For the bleeding woman, it meant crossing centuries and centuries of cultural barriers. What does it mean for us? What does discipleship require of us? What does it require that you do at work? What does it require that you do at Church? What does it require that you do in the community? Whatever it is, it’s far more than going back to the grind. It’s far more than going back to what we know. It’s far more than showing up on occasion. Maybe it means inviting more people to Church. Maybe it means taking an unpopular stand. Maybe it means spending more time with your family. Maybe it means reconciling with an enemy. Maybe it means saying, “I’m sorry,” or “I forgive you.”

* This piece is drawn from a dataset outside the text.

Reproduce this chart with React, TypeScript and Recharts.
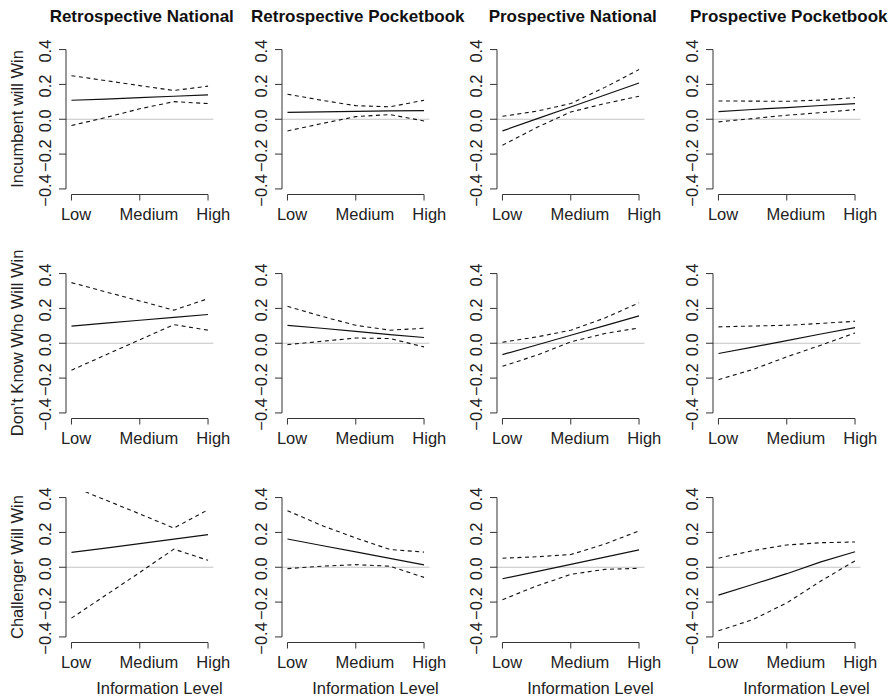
import React from "react";
import { LineChart, Line, XAxis, YAxis, ReferenceLine } from "recharts";

// information level positions (Low .. High)
const INFO_X = [0, 0.25, 0.5, 0.75, 1];
const LEVEL_TICKS = [0, 0.5, 1];
const LEVEL_LABELS = ["Low", "Medium", "High"];
const Y_TICKS = [-0.4, -0.2, 0, 0.2, 0.4];
const Y_TICK_LABELS = ["\u22120.4", "\u22120.2", "0.0", "0.2", "0.4"];

const COLUMN_TITLES = [
  "Retrospective National",
  "Retrospective Pocketbook",
  "Prospective National",
  "Prospective Pocketbook",
];
const ROW_TITLES = ["Incumbent will Win", "Don't Know Who Will Win", "Challenger Will Win"];
const X_TITLE = "Information Level";

// Incumbent will win
const incRNEst = [0.109, 0.116, 0.124, 0.132, 0.14];
const incRNLo = [-0.036, 0.01, 0.06, 0.101, 0.09];
const incRNHi = [0.25, 0.222, 0.193, 0.165, 0.19];
const incRPEst = [0.04, 0.042, 0.045, 0.048, 0.05];
const incRPLo = [-0.067, -0.025, 0.015, 0.027, -0.01];
const incRPHi = [0.144, 0.109, 0.078, 0.071, 0.109];
const incPNEst = [-0.067, 0.002, 0.07, 0.139, 0.208];
const incPNLo = [-0.149, -0.048, 0.042, 0.09, 0.132];
const incPNHi = [0.017, 0.046, 0.09, 0.183, 0.285];
const incPPEst = [0.044, 0.056, 0.067, 0.079, 0.09];
const incPPLo = [-0.015, 0.004, 0.023, 0.038, 0.055];
const incPPHi = [0.105, 0.104, 0.103, 0.11, 0.124];

// Don't know who will win
const dkRNEst = [0.098, 0.115, 0.132, 0.148, 0.165];
const dkRNLo = [-0.155, -0.067, 0.02, 0.107, 0.075];
const dkRNHi = [0.348, 0.295, 0.243, 0.19, 0.256];
const dkRPEst = [0.103, 0.086, 0.068, 0.05, 0.033];
const dkRPLo = [-0.008, 0.011, 0.03, 0.027, -0.021];
const dkRPHi = [0.212, 0.155, 0.103, 0.075, 0.086];
const dkPNEst = [-0.065, -0.01, 0.046, 0.101, 0.157];
const dkPNLo = [-0.132, -0.069, 0.008, 0.056, 0.088];
const dkPNHi = [0.006, 0.036, 0.075, 0.145, 0.232];
const dkPPEst = [-0.059, -0.022, 0.015, 0.053, 0.09];
const dkPPLo = [-0.209, -0.151, -0.078, -0.011, 0.059];
const dkPPHi = [0.094, 0.099, 0.103, 0.114, 0.126];

// Challenger will win
const chRNEst = [0.085, 0.11, 0.136, 0.161, 0.187];
const chRNLo = [-0.292, -0.161, -0.03, 0.104, 0.04];
const chRNHi = [0.465, 0.386, 0.306, 0.225, 0.33];
const chRPEst = [0.162, 0.125, 0.088, 0.051, 0.014];
const chRPLo = [-0.008, 0.006, 0.015, 0.006, -0.058];
const chRPHi = [0.325, 0.24, 0.168, 0.102, 0.087];
const chPNEst = [-0.066, -0.025, 0.017, 0.058, 0.1];
const chPNLo = [-0.186, -0.108, -0.041, -0.012, -0.006];
const chPNHi = [0.052, 0.06, 0.073, 0.133, 0.209];
const chPPEst = [-0.16, -0.099, -0.037, 0.031, 0.089];
const chPPLo = [-0.365, -0.301, -0.205, -0.079, 0.037];
const chPPHi = [0.052, 0.095, 0.128, 0.141, 0.145];

const GRID = [
  [
    [incRNEst, incRNLo, incRNHi],
    [incRPEst, incRPLo, incRPHi],
    [incPNEst, incPNLo, incPNHi],
    [incPPEst, incPPLo, incPPHi],
  ],
  [
    [dkRNEst, dkRNLo, dkRNHi],
    [dkRPEst, dkRPLo, dkRPHi],
    [dkPNEst, dkPNLo, dkPNHi],
    [dkPPEst, dkPPLo, dkPPHi],
  ],
  [
    [chRNEst, chRNLo, chRNHi],
    [chRPEst, chRPLo, chRPHi],
    [chPNEst, chPNLo, chPNHi],
    [chPPEst, chPPLo, chPPHi],
  ],
];

const FONT = '"Liberation Sans", Arial, Helvetica, sans-serif';
const AXIS = "#333";
const LINE = "#111";
const ZERO = "#c4c4c4";

// layout (px)
const COL_X = [66, 282, 497, 713];
const ROW_Y = [43.7, 267.7, 491.8];
const PLOT_W = 147.5;
const PLOT_H = 150.5;
const YW = 60;
const XH = 40;
const TM = 14; // room above plot for the top tick label
const RM = 30; // room right of plot for "High"
// the original's labels sit a little right of their ticks
const LEVEL_DX = [4.6, 9.2, 5.3];

const XTick = (props: any) => {
  const i = LEVEL_TICKS.indexOf(props.payload.value);
  return (
    <text
      x={props.x + LEVEL_DX[i]}
      y={TM + PLOT_H + 25}
      textAnchor="middle"
      fontSize={16.5}
      fontFamily={FONT}
      fill="#222"
    >
      {LEVEL_LABELS[i]}
    </text>
  );
};

const YTick = (props: any) => {
  const i = Y_TICKS.indexOf(props.payload.value);
  const bx = YW - 14.8;
  const cy = props.y + 1.5;
  return (
    <text
      x={bx}
      y={cy}
      transform={`rotate(-90 ${bx} ${cy})`}
      textAnchor="middle"
      fontSize={16.5}
      fontFamily={FONT}
      fill="#222"
    >
      {Y_TICK_LABELS[i]}
    </text>
  );
};

const Panel: React.FC<{ series: number[][]; left: number; top: number }> = ({ series, left, top }) => {
  const [est, lo, hi] = series;
  const data = INFO_X.map((x, i) => ({ x, est: est[i], lo: lo[i], hi: hi[i] }));
  return (
    <div style={{ position: "absolute", left: left - YW, top: top - TM }}>
      <LineChart
        width={YW + PLOT_W + RM}
        height={TM + PLOT_H + XH}
        data={data}
        margin={{ top: TM, right: RM, bottom: 0, left: 0 }}
      >
        <XAxis
          type="number"
          dataKey="x"
          domain={[-0.04, 1.04]}
          ticks={LEVEL_TICKS}
          interval={0}
          allowDataOverflow
          axisLine={false}
          tickSize={6}
          tickLine={{ stroke: AXIS, strokeWidth: 1 }}
          tick={XTick}
          height={XH}
        />
        <YAxis
          type="number"
          domain={[-0.432, 0.432]}
          ticks={Y_TICKS}
          interval={0}
          allowDataOverflow
          axisLine={false}
          tickSize={7}
          tickLine={{ stroke: AXIS, strokeWidth: 1 }}
          tick={YTick}
          width={YW}
        />
        <ReferenceLine y={0} stroke={ZERO} strokeWidth={1.2} />
        {/* R-style detached axis lines */}
        <ReferenceLine
          segment={[
            { x: -0.04, y: -0.4 },
            { x: -0.04, y: 0.4 },
          ]}
          stroke={AXIS}
          strokeWidth={1}
          ifOverflow="visible"
        />
        <ReferenceLine
          segment={[
            { x: 0, y: -0.432 },
            { x: 1, y: -0.432 },
          ]}
          stroke={AXIS}
          strokeWidth={1}
          ifOverflow="visible"
        />
        <Line dataKey="hi" stroke={LINE} strokeWidth={1.1} strokeDasharray="4 3.5" dot={false} isAnimationActive={false} />
        <Line dataKey="lo" stroke={LINE} strokeWidth={1.1} strokeDasharray="4 3.5" dot={false} isAnimationActive={false} />
        <Line dataKey="est" stroke={LINE} strokeWidth={1.2} dot={false} isAnimationActive={false} />
      </LineChart>
    </div>
  );
};

export default function App() {
  return (
    <div style={{ position: "absolute", left: 0, top: 0, width: 893, height: 700, background: "#fff" }}>
      {GRID.map((row, r) =>
        row.map((series, c) => <Panel key={`${r}-${c}`} series={series} left={COL_X[c]} top={ROW_Y[r]} />)
      )}
      <svg
        width={893}
        height={700}
        style={{ position: "absolute", left: 0, top: 0, pointerEvents: "none" }}
        fontFamily={FONT}
      >
        {COLUMN_TITLES.map((t, c) => (
          <text key={t} x={COL_X[c] + PLOT_W / 2 + 2} y={22} textAnchor="middle" fontSize={17} fontWeight="bold" fill="#111">
            {t}
          </text>
        ))}
        {ROW_TITLES.map((t, r) => {
          const y = ROW_Y[r] + PLOT_H / 2;
          return (
            <text key={t} x={23.5} y={y} transform={`rotate(-90 23.5 ${y})`} textAnchor="middle" fontSize={16.5} fill="#222">
              {t}
            </text>
          );
        })}
        {COL_X.map((x, c) => (
          <text key={c} x={x + 93.5} y={694} textAnchor="middle" fontSize={16.5} fill="#222">
            {X_TITLE}
          </text>
        ))}
      </svg>
    </div>
  );
}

Whatever it is, it will not be easy. It never is. And it may well be that the only reason in the whole wide world that you would do it is because you have shown up here, to Church, and you believe what you said you believed here. Or, maybe we’ve gotten something wrong here, and maybe you feel called to help correct it. It’s interesting that this story basically happens in Church. It happens with a bunch of churchy people. Yet the churchy people had gotten it all wrong somehow, and God used this nameless outcast to correct it. Jesus told her that her faith had healed her, and yet never once does Luke even tell us that she had faith at all. Luke never had to tell us, of course, because faith is an action. Faith is not intellectual consent and faith is not stagnant. Faith is more than showing up. Faith is doing something. Faith is the bleeding woman not settling for the status quo. Faith is the starfish program. Faith is sending a kid to college. Faith for you is, well, I’m not 100% sure, but I’ll bet if you pray about it you can find out, and I’ll bet you can do it, too.

In the Name of the Father, the Son, and the Holy Spirit, Amen.